The decision to purchase Gartner shares aligns with a pattern of adding companies that managers regard as temporarily misunderstood by the market. Historically, the fund has sought out businesses with durable franchises, strong cash generation and management teams committed to shareholder value. Oakmark’s letter states that Gartner meets each of those criteria despite recent volatility in the share price.

Gartner’s operating model centers on subscriptions that provide clients with research reports, peer networking opportunities and direct analyst access. The company serves a global customer base across multiple industries, and its insights often inform technology budgeting and strategic planning. According to public filings with the U.S. Securities and Exchange Commission, subscription revenue represents the largest portion of total sales, supporting recurring cash flow and visibility into future results.

Looking ahead, Oakmark’s managers plan to monitor Gartner’s ability to reignite growth while maintaining profitability. They will also watch how artificial-intelligence tools influence client demand and competitive dynamics within the research and advisory segment. Although the fund believes the current share price underestimates Gartner’s long-term prospects, management concedes that doubts about technological disruption could persist, potentially leading to continued volatility.

The first-quarter letter closes by reiterating confidence in the fund’s holdings as a group, emphasizing that valuations across the portfolio remain attractive relative to the managers’ estimates of intrinsic value.

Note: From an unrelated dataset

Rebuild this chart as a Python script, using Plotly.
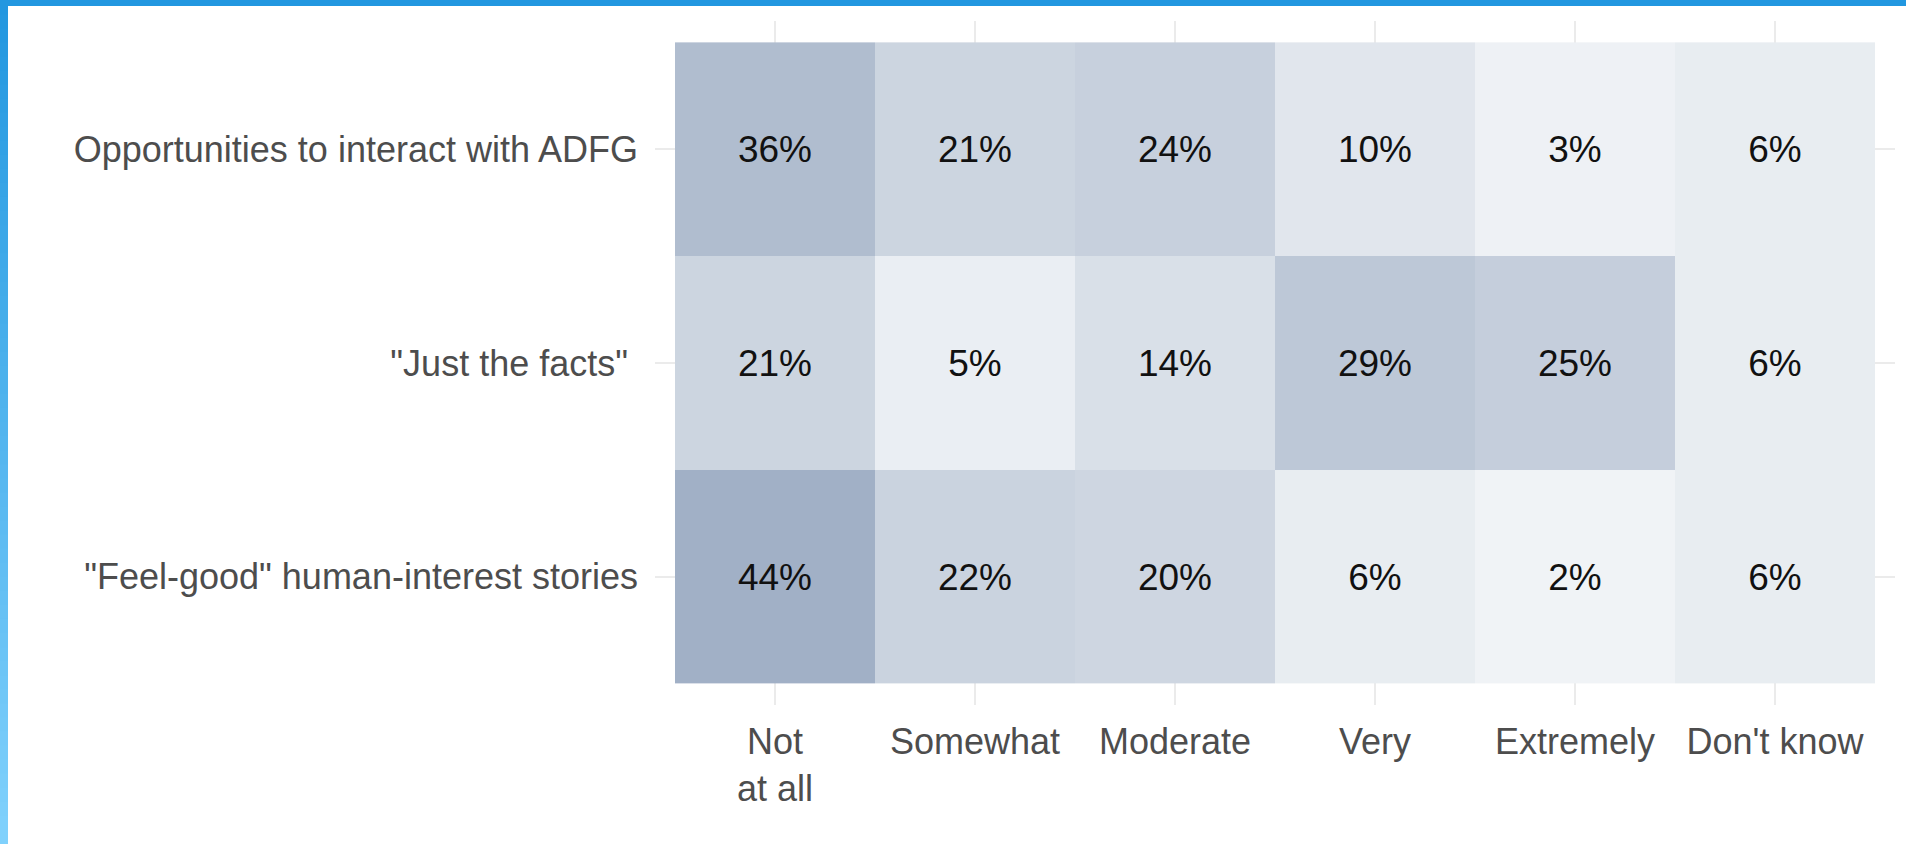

Despite the year-to-date decline, Oakmark asserts that frameworks focused on free cash flow, competitive positioning and disciplined capital allocation provide a sturdy foundation for future returns.

Investors in the Oakmark Select Fund will receive the next detailed update after the second quarter of 2026, when managers are expected to review portfolio performance, discuss any additional changes in holdings and comment on prevailing market conditions.